第9話:レ線写真をパソコンに取り込めた

文字数 1,800文字

 しかし、骨折した程度が、今一つ、分かり難いと、言った。その脇に、従来からのレントゲン写真を見る明るい電光板があり、そこに貼り付けたレントゲン写真の場所へ行き、これだけ明るいと、骨折部位が克明にわかり、骨折の程度もわかるが、コンピューターで撮った、モニター上の画像では、完全に、程度がわかるとは、言えないと説明した。

 この結果に、この会社の担当者は70点ならば、もう少し改善できれば使えると理解して良いのですねと言った。教授に、その話を伝えると、全く、その通りだと答えた。もう一歩といった所だね、との答えに、IBMの担当責任者は、満足したようで喜んでいた。教授から、ところで、この装置、全体でいくらするのかとの質問がでた。

 担当者から、この装置は市販品でないので、値段はつけられませんが、最低1億円以上はするでしょうねと言った。それを聞いて、最低でも、その1桁下でないと、大学病院でも購入できないと言い切った。そして、この装置、医局に展示してと言うと無理ですと答えた。そこで会社に交渉しろと言うと聞いてみますと答えた。

 しかし、後日の連絡で、この機械は試作機で企業秘密が、詰まっているので、置いておくわけにはいかないとの連絡が入った。その会場の入り口に、関係者以外の男が、数人いたのを不気味に思った。多分、日本の大手コンピューターメーカーであろう事は、想像できた。その後、コンピューターの商社からマッキントッシュなら、できるかもしれないと連絡が入った。

 その数日後、マッキントッシュの製造メーカー、米国アップル社から正式回答が来て、弊社では、そういう目的でマックを開発したのではないので、積極的に協力する事は、できないという回答だったと連絡してきた。しかし、アップルとしては、大きなメモリーを買って、試してみるのは、自由ですとも語ったようだ。

 その実験から2年半後、マック・クアドラで白黒のレントゲン写真を取り込んでデータベース化する事が可能になった。価格は、ソフト込みで一台、五百万円と、以前より、随分、安くなった。信州大学の医局では、このセットを一台購入し、設置して、医局員が自由に使える様にしたいと教授が言い出した。

 そのため研究費から約8百万円の予算を拠出して当時、最大の大きさのモニターと28インチ・モニターとメモリーを64メガバイトと最新鋭のイメージスキャナーを導入した。もちろん、これは、日本初の試みであったことは言うまでもない。
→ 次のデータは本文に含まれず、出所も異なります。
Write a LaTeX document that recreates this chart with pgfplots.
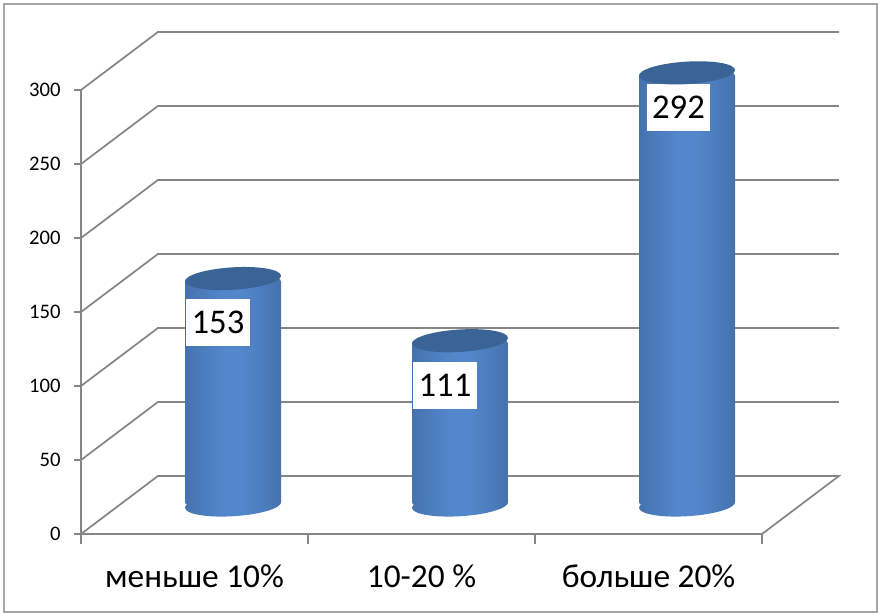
\documentclass[border=0pt]{standalone}
\usepackage{fontspec}
\setmainfont{Carlito}
\usepackage{pgfplots}
\pgfplotsset{compat=1.18}
\definecolor{gridc}{HTML}{868686}
\definecolor{framec}{HTML}{A6A6A6}
\definecolor{capc}{HTML}{3A6496}
\definecolor{cyla}{HTML}{2E4F7E}
\definecolor{cylb}{HTML}{3F689E}
\definecolor{cylc}{HTML}{5287CC}
\definecolor{cyld}{HTML}{3F689E}
\definecolor{cyle}{HTML}{2B4A77}
\pgfdeclarehorizontalshading{barcyl}{100bp}{
  color(0bp)=(cyla);
  color(15bp)=(cylb);
  color(45bp)=(cylc);
  color(55bp)=(cylc);
  color(85bp)=(cyld);
  color(100bp)=(cyle)}
\pgfdeclareplotmark{cylbase}{%
  \pgfpathellipse{\pgfpointorigin}{\pgfqpoint{36pt}{2.2pt}}{\pgfqpoint{-0.5pt}{8.4pt}}%
  \pgfshadepath{barcyl}{0}\pgfusepath{discard}}
\pgfdeclareplotmark{cyltop}{%
  \pgfpathellipse{\pgfpointorigin}{\pgfqpoint{36pt}{2.2pt}}{\pgfqpoint{-0.5pt}{8.4pt}}%
  \pgfusepath{fill}}
\begin{document}
\begin{tikzpicture}
\path[use as bounding box,fill=white] (0pt,0pt) rectangle (660.75pt,462pt);
\draw[framec,line width=1.1pt] (3pt,3pt) rectangle (657.75pt,459pt);
\begin{axis}[
  at={(60.75pt,61.5pt)},
  anchor=south west,
  scale only axis,width=510.75pt,height=333pt,
  xmin=0,xmax=3,ymin=0,ymax=300,
  clip=false,
  axis lines*=left,
  axis line style={-,gridc,line width=1.8pt},
  tick align=outside,
  xtick={0,1,2,3},
  x tick label as interval,
  xticklabels={меньше 10\%,10-20 \%,больше 20\%},
  ytick={0,50,100,150,200,250,300},
  xtick style={gridc,line width=1.2pt,/pgfplots/major tick length=7.5pt},
  ytick style={gridc,line width=1.2pt,/pgfplots/major tick length=5.25pt},
  minor tick num=0,
  /pgf/number format/assume math mode=true,
  yticklabel style={font=\fontsize{15.5}{18}\selectfont,xshift=-7.5pt},
  xticklabel style={font=\fontsize{25}{28}\selectfont,yshift=-15pt},
]
\addplot[gridc,line width=1.3pt,forget plot,unbounded coords=jump] coordinates {
 (0,0) (0.339,39.2) (3.339,39.2) (3,0)
 (nan,nan)
 (0,50) (0.339,89.2) (3.339,89.2)
 (nan,nan)
 (0,100) (0.339,139.2) (3.339,139.2)
 (nan,nan)
 (0,150) (0.339,189.2) (3.339,189.2)
 (nan,nan)
 (0,200) (0.339,239.2) (3.339,239.2)
 (nan,nan)
 (0,250) (0.339,289.2) (3.339,289.2)
 (nan,nan)
 (0,300) (0.339,339.2) (3.339,339.2)
};
\end{axis}
\begin{axis}[
  at={(89.625pt,83.25pt)},anchor=south west,
  scale only axis,width=510.75pt,height=333pt,
  xmin=0,xmax=3,ymin=0,ymax=300,
  clip=false,axis lines=none,
]
\addplot[only marks,mark=cylbase,mark options={draw=none}] coordinates {(0.5,0) (1.5,0) (2.5,0)};
\addplot[ybar,bar width=72pt,bar shift=0pt,draw=none,shade,shading=barcyl,rounded corners=2.2pt] coordinates {(0.5,153)};
\addplot[ybar,bar width=72pt,bar shift=0pt,draw=none,shade,shading=barcyl,rounded corners=2.2pt] coordinates {(1.5,111)};
\addplot[ybar,bar width=72pt,bar shift=0pt,draw=none,shade,shading=barcyl,rounded corners=2.2pt] coordinates {(2.5,292)};
\addplot[only marks,mark=cyltop,mark options={draw=none,fill=capc}] coordinates {(0.5,153) (1.5,111) (2.5,292)};
\tikzset{dl/.style={fill=white,inner sep=0pt,minimum width=47.5pt,minimum height=35pt,font=\fontsize{26}{30}\selectfont}}
\node[dl,xshift=-11.25pt,yshift=-33pt] at (axis cs:0.5,153) {153};
\node[dl,xshift=-11.25pt,yshift=-33.5pt] at (axis cs:1.5,111) {111};
\node[dl,xshift=-6.4pt,yshift=-26pt] at (axis cs:2.5,292) {292};
\end{axis}
\end{tikzpicture}
\end{document}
 その後、時代の流れと共に、マックの時代がやってきた。パワーポイント「スライド関連ソフト」、パワースウェーション「スライド作成ソフト」、フォトショップ「スライド関連、写真スライド作成ソフト」、ファイルメーカー「カード型データーベース」、ロータス123「表集計計算ソフト」などのソフトの使い方を勉強していった。

 しかし、日本語ワープロソフトは、NEC、富士通製と言った日本製のパソコンで、使うソフトは、日本語ワープロソフト・一太郎の方が、日本語変換の正確さで勝っていた。村下も先生方の中古パソコンを買い取り、それを、また新入医局員に中古で安く売ったりした。そうしていろんなパソコンを使うことができた。
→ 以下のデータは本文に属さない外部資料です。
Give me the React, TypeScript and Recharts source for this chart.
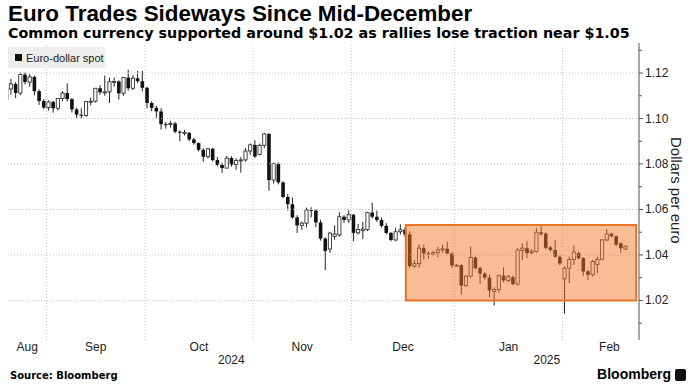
import React from "react";
import { ComposedChart, Bar, XAxis, YAxis, ReferenceLine, ReferenceArea } from "recharts";

// Daily EUR/USD candles, Aug 20 2024 (index 0) to Feb 20 2025 (index 132)
const opens = [
  1.1085, 1.113, 1.1152, 1.1112, 1.1193, 1.116, 1.1183, 1.112, 1.1077, 1.1048,
  1.1073, 1.1045, 1.1088, 1.1112, 1.1085, 1.104, 1.1017, 1.1013, 1.1074, 1.1076,
  1.1133, 1.1115, 1.1117, 1.1162, 1.1163, 1.1111, 1.118, 1.1133, 1.1177, 1.1164,
  1.1135, 1.1068, 1.1047, 1.1031, 1.0975, 1.0974, 1.0978, 1.0942, 1.0937, 1.0937,
  1.0908, 1.0892, 1.0862, 1.0832, 1.0867, 1.0817, 1.0796, 1.0782, 1.0826, 1.0797,
  1.0815, 1.0818, 1.0857, 1.0884, 1.0842, 1.0882, 1.0932, 1.0729, 1.0801, 1.0719,
  1.0655, 1.0623, 1.0565, 1.053, 1.054, 1.0598, 1.0595, 1.0543, 1.0472, 1.0426,
  1.0482, 1.0488, 1.0568, 1.0554, 1.0577, 1.0497, 1.0508, 1.0511, 1.0586, 1.0568,
  1.0554, 1.0528, 1.0497, 1.0466, 1.0502, 1.0511, 1.049, 1.0351, 1.0362, 1.043,
  1.0407, 1.0403, 1.041, 1.0422, 1.0427, 1.0406, 1.0354, 1.0355, 1.0265, 1.0307,
  1.0389, 1.0342, 1.0318, 1.03, 1.024, 1.0248, 1.0309, 1.0288, 1.0302, 1.0272,
  1.042, 1.043, 1.041, 1.0415, 1.05, 1.0494, 1.0433, 1.0422, 1.0392, 1.0295,
  1.0342, 1.038, 1.0408, 1.0386, 1.0328, 1.0313, 1.0358, 1.0381, 1.0466, 1.0493,
  1.0482, 1.0451, 1.0426,
];
const highs = [
  1.1137, 1.1174, 1.116, 1.1201, 1.1202, 1.1195, 1.1189, 1.1128, 1.1085, 1.108,
  1.1077, 1.109, 1.112, 1.1155, 1.109, 1.1048, 1.1045, 1.1078, 1.1092, 1.1134,
  1.1146, 1.1189, 1.118, 1.118, 1.1168, 1.1183, 1.1214, 1.119, 1.1209, 1.121,
  1.114, 1.1076, 1.1055, 1.1045, 1.0985, 1.099, 1.0985, 1.0948, 1.095, 1.0942,
  1.0915, 1.0895, 1.087, 1.087, 1.087, 1.083, 1.0805, 1.0835, 1.0834, 1.0825,
  1.083, 1.087, 1.089, 1.0905, 1.089, 1.0937, 1.0937, 1.0805, 1.0807, 1.0724,
  1.0668, 1.0653, 1.0575, 1.0546, 1.0608, 1.061, 1.06, 1.0555, 1.0478, 1.05,
  1.053, 1.0588, 1.0575, 1.0597, 1.058, 1.0537, 1.0545, 1.059, 1.063, 1.0595,
  1.0565, 1.054, 1.05, 1.052, 1.0535, 1.052, 1.0505, 1.0378, 1.0447, 1.0446,
  1.0416, 1.0418, 1.0434, 1.0445, 1.0458, 1.0415, 1.036, 1.036, 1.0312, 1.0437,
  1.0393, 1.0348, 1.0325, 1.0313, 1.0257, 1.0314, 1.0346, 1.0312, 1.031, 1.043,
  1.0452, 1.046, 1.0425, 1.052, 1.0532, 1.05, 1.044, 1.0466, 1.0398, 1.035,
  1.0392, 1.0442, 1.0415, 1.039, 1.0335, 1.0378, 1.0393, 1.047, 1.0513, 1.0498,
  1.0486, 1.0455, 1.0442,
];
const lows = [
  1.1075, 1.1105, 1.109, 1.1102, 1.115, 1.114, 1.1102, 1.106, 1.104, 1.1035,
  1.1026, 1.1035, 1.1075, 1.1075, 1.1026, 1.1002, 1.1001, 1.1008, 1.1058, 1.107,
  1.1105, 1.11, 1.1068, 1.114, 1.1083, 1.11, 1.1123, 1.1125, 1.1155, 1.112,
  1.1045, 1.1032, 1.1003, 1.0951, 1.0955, 1.096, 1.0935, 1.09, 1.0925, 1.09,
  1.0885, 1.0855, 1.081, 1.0825, 1.0811, 1.079, 1.0761, 1.078, 1.0788, 1.0775,
  1.0762, 1.081, 1.084, 1.0826, 1.0838, 1.087, 1.0682, 1.0714, 1.071, 1.065,
  1.0595, 1.056, 1.0497, 1.051, 1.0522, 1.0565, 1.0522, 1.0463, 1.0333, 1.041,
  1.0467, 1.048, 1.054, 1.054, 1.046, 1.049, 1.047, 1.0505, 1.056, 1.0545,
  1.052, 1.049, 1.046, 1.046, 1.049, 1.0478, 1.0343, 1.0344, 1.0343, 1.038,
  1.0384, 1.0398, 1.039, 1.041, 1.0405, 1.0342, 1.0348, 1.0226, 1.026, 1.03,
  1.0335, 1.0272, 1.0292, 1.0214, 1.0178, 1.0235, 1.028, 1.028, 1.0266, 1.0266,
  1.0378, 1.0386, 1.0403, 1.041, 1.0485, 1.0425, 1.0415, 1.0388, 1.0355, 1.0141,
  1.0276, 1.0356, 1.038, 1.0308, 1.029, 1.0305, 1.032, 1.0376, 1.046, 1.0478,
  1.0438, 1.0408, 1.0422,
];
const closes = [
  1.113, 1.1152, 1.1112, 1.1193, 1.116, 1.1183, 1.112, 1.1077, 1.1048, 1.1073,
  1.1045, 1.1088, 1.1112, 1.1085, 1.104, 1.1017, 1.1013, 1.1074, 1.1076, 1.1133,
  1.1115, 1.1117, 1.1162, 1.1163, 1.1111, 1.118, 1.1133, 1.1177, 1.1164, 1.1135,
  1.1068, 1.1047, 1.1031, 1.0975, 1.0974, 1.0978, 1.0942, 1.0937, 1.0939, 1.0908,
  1.0892, 1.0862, 1.0832, 1.0867, 1.0817, 1.0796, 1.0782, 1.0826, 1.0797, 1.0815,
  1.0818, 1.0857, 1.0884, 1.0833, 1.0882, 1.0932, 1.0729, 1.0801, 1.0719, 1.0655,
  1.0623, 1.0565, 1.053, 1.054, 1.0598, 1.0595, 1.0543, 1.0472, 1.0418, 1.0496,
  1.0492, 1.0568, 1.0554, 1.0577, 1.0497, 1.0512, 1.0514, 1.0586, 1.0568, 1.0554,
  1.0528, 1.0497, 1.0466, 1.0502, 1.0511, 1.049, 1.0351, 1.0362, 1.043, 1.0407,
  1.0403, 1.041, 1.0422, 1.0427, 1.0406, 1.0354, 1.0355, 1.0265, 1.0307, 1.0389,
  1.0342, 1.0318, 1.03, 1.0244, 1.0248, 1.0309, 1.0288, 1.0305, 1.0272, 1.0422,
  1.043, 1.0408, 1.0417, 1.05, 1.0491, 1.0431, 1.0422, 1.0392, 1.0362, 1.034,
  1.038, 1.0413, 1.0386, 1.0327, 1.0313, 1.0371, 1.0381, 1.0466, 1.0492, 1.0482,
  1.0445, 1.043, 1.0438,
];

// first trading day index of Sep, Oct, Nov, Dec, Jan, Feb
const monthFirstIdx = [9, 30, 53, 74, 96, 119];
const monthNames = ["Aug", "Sep", "Oct", "Nov", "Dec", "Jan", "Feb"];
const monthLabelAt = [4.4, 19, 41, 63, 84.5, 107, 128.5];
const yearNames = ["2024", "2025"];
const priceTicks = [1.01, 1.02, 1.03, 1.04, 1.05, 1.06, 1.07, 1.08, 1.09, 1.1, 1.11, 1.12, 1.13];
const priceGrid = [1.02, 1.04, 1.06, 1.08, 1.1, 1.12];

// sideways range since mid-December
const rangeFrom = 85.1;
const rangeTo = 134.2;
const rangeLow = 1.02;
const rangeHigh = 1.0532;

const X_DOMAIN: [number, number] = [0.3, 134.8];
const Y_DOMAIN: [number, number] = [1.0026, 1.1332];

const data = opens.map((o, i) => ({
  i,
  o,
  h: highs[i],
  l: lows[i],
  c: closes[i],
  range: [lows[i], highs[i]],
}));

const boundaries = monthFirstIdx.map((v) => v - 0.5);
const yearLabelAt = [
  (X_DOMAIN[0] + boundaries[4]) / 2,
  (boundaries[4] + X_DOMAIN[1]) / 2,
];

const FONT = "'Liberation Sans', Arial, sans-serif";
const WIDE = "'DejaVu Sans', Verdana, sans-serif";

const Candle = (props: any) => {
  const { x, y, width, height, payload } = props;
  const top = height < 0 ? y + height : y;
  const hh = Math.abs(height);
  const { o, h, l, c } = payload;
  const per = hh / (h - l || 1e-9);
  const yO = top + (h - o) * per;
  const yC = top + (h - c) * per;
  const cx = x + width / 2;
  const up = c >= o;
  const bTop = Math.min(yO, yC);
  const bH = Math.max(1, Math.abs(yO - yC));
  return (
    <g>
      <line x1={cx} x2={cx} y1={top} y2={top + hh} stroke="#222" strokeWidth={1} />
      {up ? (
        <rect x={cx - 1.6} y={bTop} width={3.2} height={bH} fill="#fff" stroke="#333" strokeWidth={0.9} />
      ) : (
        <rect x={cx - 1.8} y={bTop} width={3.6} height={bH} fill="#111" />
      )}
    </g>
  );
};

const PriceTick = (props: any) => {
  const { x, y, payload } = props;
  const v = payload.value;
  const major = priceGrid.some((g) => Math.abs(g - v) < 1e-6);
  return (
    <g>
      <line x1={x} x2={x + (major ? 4 : 3)} y1={y} y2={y} stroke="#555" />
      {major && (
        <text x={x + 6} y={y + 4} fontSize={12} fill="#222" fontFamily={FONT}>
          {v.toFixed(2)}
        </text>
      )}
    </g>
  );
};

const MonthTick = (props: any) => {
  const { x, y, index } = props;
  return (
    <text x={x} y={y + 11} textAnchor="middle" fontSize={12} fill="#222" fontFamily={FONT}>
      {monthNames[index]}
    </text>
  );
};

const YearTick = (props: any) => {
  const { x, y, index } = props;
  return (
    <text x={x} y={y + 11} textAnchor="middle" fontSize={12} fill="#222" fontFamily={FONT}>
      {yearNames[index]}
    </text>
  );
};

export default function App() {
  return (
    <div
      style={{
        position: "absolute",
        left: 0,
        top: 0,
        width: 693,
        height: 389,
        background: "#fff",
        fontFamily: FONT,
        color: "#000",
        overflow: "hidden",
      }}
    >
      <div style={{ position: "absolute", left: 0, top: 0 }}>
        <ComposedChart
          width={693}
          height={389}
          data={data}
          margin={{ top: 43, right: 0, bottom: 22, left: 8 }}
        >
          <XAxis
            type="number"
            dataKey="i"
            domain={X_DOMAIN}
            allowDataOverflow
            ticks={monthLabelAt}
            interval={0}
            axisLine={false}
            tickLine={false}
            tickSize={0}
            tickMargin={0}
            height={13}
            tick={<MonthTick />}
          />
          <XAxis
            xAxisId="year"
            type="number"
            dataKey="i"
            domain={X_DOMAIN}
            allowDataOverflow
            ticks={yearLabelAt}
            interval={0}
            axisLine={false}
            tickLine={false}
            tickSize={0}
            tickMargin={0}
            height={14}
            tick={<YearTick />}
          />
          <YAxis
            orientation="right"
            domain={Y_DOMAIN}
            allowDataOverflow
            ticks={priceTicks}
            interval={0}
            width={54}
            axisLine={{ stroke: "#555" }}
            tickLine={false}
            tickSize={0}
            tickMargin={0}
            tick={<PriceTick />}
          />
          {priceGrid.map((v) => (
            <ReferenceLine key={"h" + v} y={v} stroke="#c4c4c4" strokeDasharray="1 2" />
          ))}
          {boundaries.map((v) => (
            <ReferenceLine key={"v" + v} x={v} stroke="#c4c4c4" strokeDasharray="1 2" />
          ))}
          <Bar dataKey="range" barSize={4} shape={<Candle />} isAnimationActive={false} />
          <ReferenceArea
            x1={rangeFrom}
            x2={rangeTo}
            y1={rangeLow}
            y2={rangeHigh}
            fill="#f47b2e"
            fillOpacity={0.5}
            stroke="#e8742a"
            strokeWidth={2}
            zIndex={900}
          />
        </ComposedChart>
      </div>

      <div style={{ position: "absolute", left: 8, top: 3, fontSize: 22.4, lineHeight: "22px", fontWeight: 700, whiteSpace: "nowrap" }}>
        Euro Trades Sideways Since Mid-December
      </div>
      <div style={{ position: "absolute", left: 8, top: 26, fontSize: 14.3, lineHeight: "14px", fontWeight: 700, fontFamily: WIDE, whiteSpace: "nowrap" }}>
        Common currency supported around $1.02 as rallies lose traction near $1.05
      </div>

      <div
        style={{
          position: "absolute",
          left: 8,
          top: 47,
          width: 97,
          height: 21,
          background: "#eeeeee",
          display: "flex",
          alignItems: "center",
          fontSize: 11,
          color: "#222",
          whiteSpace: "nowrap",
        }}
      >
        <span style={{ display: "inline-block", width: 7, height: 7, background: "#111", marginLeft: 7, marginRight: 4 }} />
        Euro-dollar spot
      </div>

      <div
        style={{
          position: "absolute",
          left: 668,
          top: 137,
          writingMode: "vertical-rl",
          fontSize: 15,
          color: "#222",
          whiteSpace: "nowrap",
        }}
      >
        Dollars per euro
      </div>

      <div style={{ position: "absolute", left: 10, top: 370, fontSize: 10, fontWeight: 700, fontFamily: WIDE, whiteSpace: "nowrap" }}>
        Source: Bloomberg
      </div>
      <div style={{ position: "absolute", right: 22, top: 366, fontSize: 14, fontWeight: 700, whiteSpace: "nowrap" }}>
        Bloomberg
      </div>
      <div style={{ position: "absolute", left: 675, top: 369, width: 11, height: 12, background: "#111", borderRadius: 2 }} />
    </div>
  );
}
 マッキントッシュ・SE30、LCⅢ、LC475、クアドラ800など数多くのパソコンを自由に使えたのだ。また日本で、最初のCDに書き込んだソフトウェアを使う、「富士通製」FMタウンズも斬新だった。今から、考えても、村下に、とって夢の様な時期だった。しかし、1台でワープロ、スライドソフト、データベースソフト全てを満足させるマシンはなかった。

 日本製のパソコンとスライド用パソコンマッキントッシュの2台持ちの先生が、多かった。医局に、マック・クアドラと、NEC9801が、一台づつ置いてあり、医局員が、いつでも使えるようにしてあった。ソフトの不具合やアップデート、メンテナンス、管理を久光先生が行っており、業者の手を借りる場合は、村下の方で連絡して修理の手配をした。

 そう言う意味では、パソコンの創世記に、信州大学では、医学、医療の電子化について、最先端であった事は、紛れもない事実だと思っている。村下は、医局で、少しずつ人間関係が濃厚になり、徐々にであるが多くの情報を得ることができるようになった。そして先生の移動時、情報を赴任先の担当者に渡せる様になった。